Task requirements:
Set down the data below from its first line to the line holding "const INK = '#333333';", inclusive; omit all pictures.

Provided material:

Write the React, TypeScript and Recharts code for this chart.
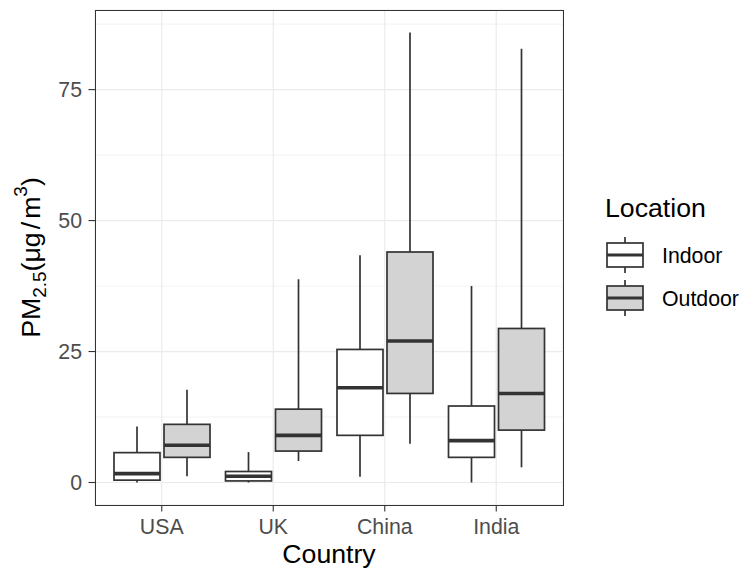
import React from 'react';
import {
  BarChart,
  Bar,
  XAxis,
  YAxis,
  CartesianGrid,
  Legend
} from 'recharts';

const countries = ['USA', 'UK', 'China', 'India'];

const indoorMin = [0, 0, 1.1, 0];
const indoorQ1 = [0.45, 0.3, 9.0, 4.8];
const indoorMedian = [1.7, 1.2, 18.1, 8.0];
const indoorQ3 = [5.7, 2.1, 25.4, 14.6];
const indoorMax = [10.7, 5.8, 43.4, 37.5];

const outdoorMin = [1.2, 4.1, 7.4, 2.9];
const outdoorQ1 = [4.8, 6.0, 17.0, 10.0];
const outdoorMedian = [7.1, 9.0, 27.0, 17.0];
const outdoorQ3 = [11.1, 14.0, 44.0, 29.4];
const outdoorMax = [17.7, 38.8, 85.9, 82.8];

const majorTicks = [0, 25, 50, 75];
const minorTicks = [12.5, 37.5, 62.5, 87.5];

const data = countries.map((country, i) => ({
  country,
  indoor: [indoorMin[i], indoorQ1[i], indoorMedian[i], indoorQ3[i], indoorMax[i]],
  outdoor: [outdoorMin[i], outdoorQ1[i], outdoorMedian[i], outdoorQ3[i], outdoorMax[i]]
}));

const FONT = '"Liberation Sans", Arial, Helvetica, sans-serif';
const INK = '#333333';

// box drawn inside the bar rect that spans whisker min..max
const BoxShape = (props: any) => {
  const { x, y, width, height, fill, payload, series } = props;
  if (x == null || y == null) return null;
  const [lo, q1, med, q3, hi] = payload[series];
  const top = Math.min(y, y + height);
  const bottom = Math.max(y, y + height);
  const pix = (v: number) => bottom - ((v - lo) / (hi - lo)) * (bottom - top);
  const cx = x + width / 2;
  return (
    <g>
      <line x1={cx} x2={cx} y1={top} y2={pix(q3)} stroke={INK} strokeWidth={1.7} />
      <line x1={cx} x2={cx} y1={pix(q1)} y2={bottom} stroke={INK} strokeWidth={1.7} />
      <rect
        x={x}
        y={pix(q3)}
        width={width}
        height={pix(q1) - pix(q3)}
        fill={fill}
        stroke={INK}
        strokeWidth={1.7}
      />
      <line x1={x} x2={x + width} y1={pix(med)} y2={pix(med)} stroke={INK} strokeWidth={3.6} />
    </g>
  );
};

const YTitle = (props: any) => {
  const vb = props.viewBox || { x: 0, y: 10, width: 95, height: 495 };
  const bx = 39.5;
  const cy = vb.y + vb.height / 2;
  return (
    <text
      x={bx}
      y={cy}
      transform={`rotate(-90, ${bx}, ${cy})`}
      textAnchor="middle"
      fontSize={26.7}
      fontFamily={FONT}
      fill="#000000"
    >
      <tspan>PM</tspan>
      <tspan fontSize={19} dy={6}>2.5</tspan>
      <tspan dy={-6}>(μg</tspan>
      <tspan dx={3}>/</tspan>
      <tspan dx={3}>m</tspan>
      <tspan fontSize={19} dy={-13}>3</tspan>
      <tspan dy={13}>)</tspan>
    </text>
  );
};

const LegendBox = (props: any) => {
  const items = props.payload || [];
  return (
    <svg width={144} height={140} style={{ display: 'block' }}>
      <text x={5} y={26.7} fontSize={26.7} fontFamily={FONT} fill="#000000">
        Location
      </text>
      {items.map((item: any, i: number) => {
        const c = 65 + i * 43;
        return (
          <g key={item.value}>
            <line x1={25} x2={25} y1={c - 18} y2={c + 18} stroke={INK} strokeWidth={1.7} />
            <rect x={7} y={c - 12} width={36} height={24} fill={item.color} stroke={INK} strokeWidth={1.7} />
            <line x1={7} x2={43} y1={c} y2={c} stroke={INK} strokeWidth={3.2} />
            <text x={62} y={c + 7.7} fontSize={21.3} fontFamily={FONT} fill="#000000">
              {item.value}
            </text>
          </g>
        );
      })}
    </svg>
  );
};

export default function App() {
  return (
    <div style={{ position: 'absolute', left: 0, top: 0, width: 744, height: 569, background: '#ffffff' }}>
      <BarChart
        width={744}
        height={569}
        data={data}
        margin={{ top: 10, right: 181, bottom: 0, left: 0 }}
        barSize={46}
        barGap={4}
        style={{ fontFamily: FONT }}
      >
        <CartesianGrid stroke="#EBEBEB" strokeWidth={0.6} vertical={false} horizontalValues={minorTicks} />
        <CartesianGrid stroke="#EBEBEB" strokeWidth={1.2} />
        <XAxis
          dataKey="country"
          type="category"
          padding={{ left: 11, right: 11 }}
          height={64}
          axisLine={false}
          tickSize={6.5}
          tickMargin={7}
          tickLine={{ stroke: INK, strokeWidth: 1.1 }}
          tick={{ fill: '#4D4D4D', fontSize: 21.3, fontFamily: FONT }}
          label={{ value: 'Country', position: 'insideBottom', offset: 6, fill: '#000000', fontSize: 26.7, fontFamily: FONT }}
        />
        <YAxis
          type="number"
          domain={[-4.295, 90.195]}
          ticks={majorTicks}
          allowDataOverflow
          width={95}
          axisLine={false}
          tickSize={6.5}
          tickMargin={6.5}
          tickLine={{ stroke: INK, strokeWidth: 1.1 }}
          tick={{ fill: '#4D4D4D', fontSize: 21.3, fontFamily: FONT }}
          label={<YTitle />}
        />
        <Legend
          layout="vertical"
          align="center"
          verticalAlign="middle"
          wrapperStyle={{ left: 600, top: 190, width: 144, height: 140 }}
          content={<LegendBox />}
        />
        <Bar
          name="Indoor"
          dataKey={(d: any) => [d.indoor[0], d.indoor[4]]}
          fill="#FFFFFF"
          isAnimationActive={false}
          shape={(p: any) => <BoxShape {...p} series="indoor" />}
        />
        <Bar
          name="Outdoor"
          dataKey={(d: any) => [d.outdoor[0], d.outdoor[4]]}
          fill="#D3D3D3"
          isAnimationActive={false}
          shape={(p: any) => <BoxShape {...p} series="outdoor" />}
        />
      </BarChart>
      <div
        style={{
          position: 'absolute',
          left: 94.5,
          top: 9.5,
          width: 469,
          height: 496,
          boxSizing: 'border-box',
          border: `1.1px solid ${INK}`,
          pointerEvents: 'none'
        }}
      />
    </div>
  );
}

Exercise answer:
Write the React, TypeScript and Recharts code for this chart.
import React from 'react';
import {
  BarChart,
  Bar,
  XAxis,
  YAxis,
  CartesianGrid,
  Legend
} from 'recharts';

const countries = ['USA', 'UK', 'China', 'India'];

const indoorMin = [0, 0, 1.1, 0];
const indoorQ1 = [0.45, 0.3, 9.0, 4.8];
const indoorMedian = [1.7, 1.2, 18.1, 8.0];
const indoorQ3 = [5.7, 2.1, 25.4, 14.6];
const indoorMax = [10.7, 5.8, 43.4, 37.5];

const outdoorMin = [1.2, 4.1, 7.4, 2.9];
const outdoorQ1 = [4.8, 6.0, 17.0, 10.0];
const outdoorMedian = [7.1, 9.0, 27.0, 17.0];
const outdoorQ3 = [11.1, 14.0, 44.0, 29.4];
const outdoorMax = [17.7, 38.8, 85.9, 82.8];

const majorTicks = [0, 25, 50, 75];
const minorTicks = [12.5, 37.5, 62.5, 87.5];

const data = countries.map((country, i) => ({
  country,
  indoor: [indoorMin[i], indoorQ1[i], indoorMedian[i], indoorQ3[i], indoorMax[i]],
  outdoor: [outdoorMin[i], outdoorQ1[i], outdoorMedian[i], outdoorQ3[i], outdoorMax[i]]
}));

const FONT = '"Liberation Sans", Arial, Helvetica, sans-serif';
const INK = '#333333';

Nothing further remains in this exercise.